Managing the fishery for Antarctic krill was the driving force behind the establishment of CCAMLR. Changes in the global market for krill and the technology used to catch it have raised the prominence of the krill fishery and, although current catches are small in comparison to the catch limits in place, lessons from fisheries around the world suggest that the response times of management actions means that waiting until problems are detected sets a course for failure. The precautionary approach to managing fisheries that is embodied by CCAMLR can be likened to progressing forward at a pace that is dictated by our understanding of the effects of the fishery, rather than charging towards a cliff and hoping you will be able to stop right at the edge! At the core of the range of measures used to manage this fishery is the Krill Yield Model that was developed in the 1990s. As the paper by Kinzey et al. shows, this model is not broken, but it may be put under strain in the future, and there is a need for management models that can use a wider range of ecosystem-based inputs in determining catch limits in the krill fishery. Using ecosystem indicators to manage the krill fishery is central to CCAMLR and, while the journey from the theoretical to the operational is likely to be challenging, the two Hill papers (Hill and Cannon; Hill and Matthews) provide plenty of food for thought and some tangible pathways to take this subject forward.
Doing research in the Antarctic is always exciting, often exhilarating, sometimes a little dangerous, but always expensive. The cost of doing research means that CCAMLR relies heavily on data from fisheries as inputs into its decision-making processes. The CCAMLR tagging program, that provides tag and recapture data on both Patagonian and Antarctic toothfish, is a central component of stock assessments, including for the Ross Sea toothfish fishery. As with any scientific results, there are a range of assumptions underlying their interpretation and the importance of the tagging data to CCAMLR means that it is regularly scrutinised, as in the papers by Welsford and Ziegler and by Mormede and Dunn. This process of review is critical to ensuring management approaches are ‘robust to our uncertainties’ which basically means even if our assumptions are wrong, the management decisions that are taken will still achieve the required results.

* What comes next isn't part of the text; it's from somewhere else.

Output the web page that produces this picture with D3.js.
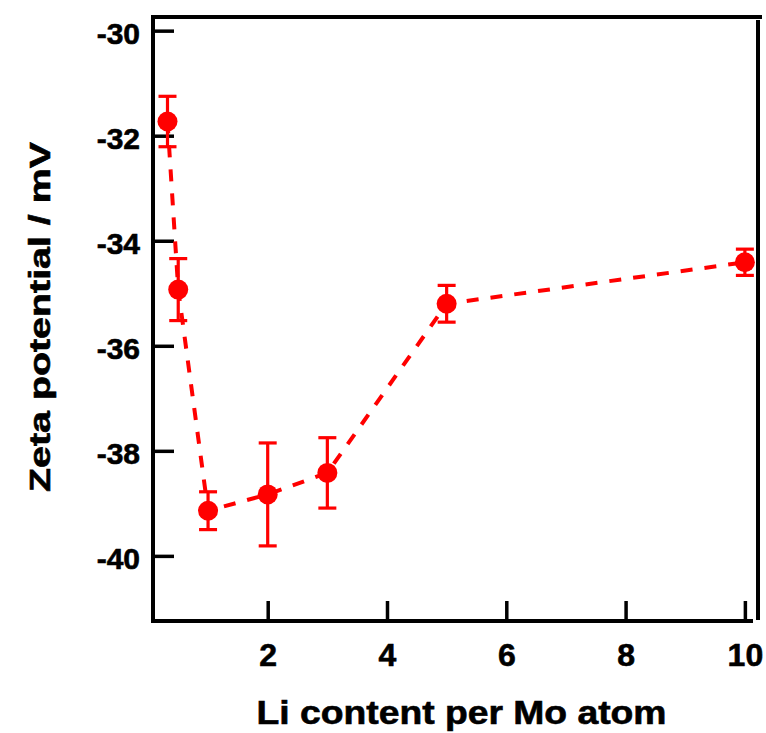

As well as the details of managing individual fisheries, the issue of large-scale spatial conservation has been high on CCAMLR’s agenda for the last few years and the papers by Grant et al. and Trathan et al. both examine issues of conservation planning and, in particular, how taking a proactive approach to spatial conservation is preferable to waiting until a problem arises. We know the Antarctic ‘landscape’ is changing and can make predictions about the future, but there are large uncertainties. Taking a proactive approach means we need to put safety nets in place now in order to ensure the long-term sustainability of an ecosystem in which fisheries are both a provider and user of the best available scientific data.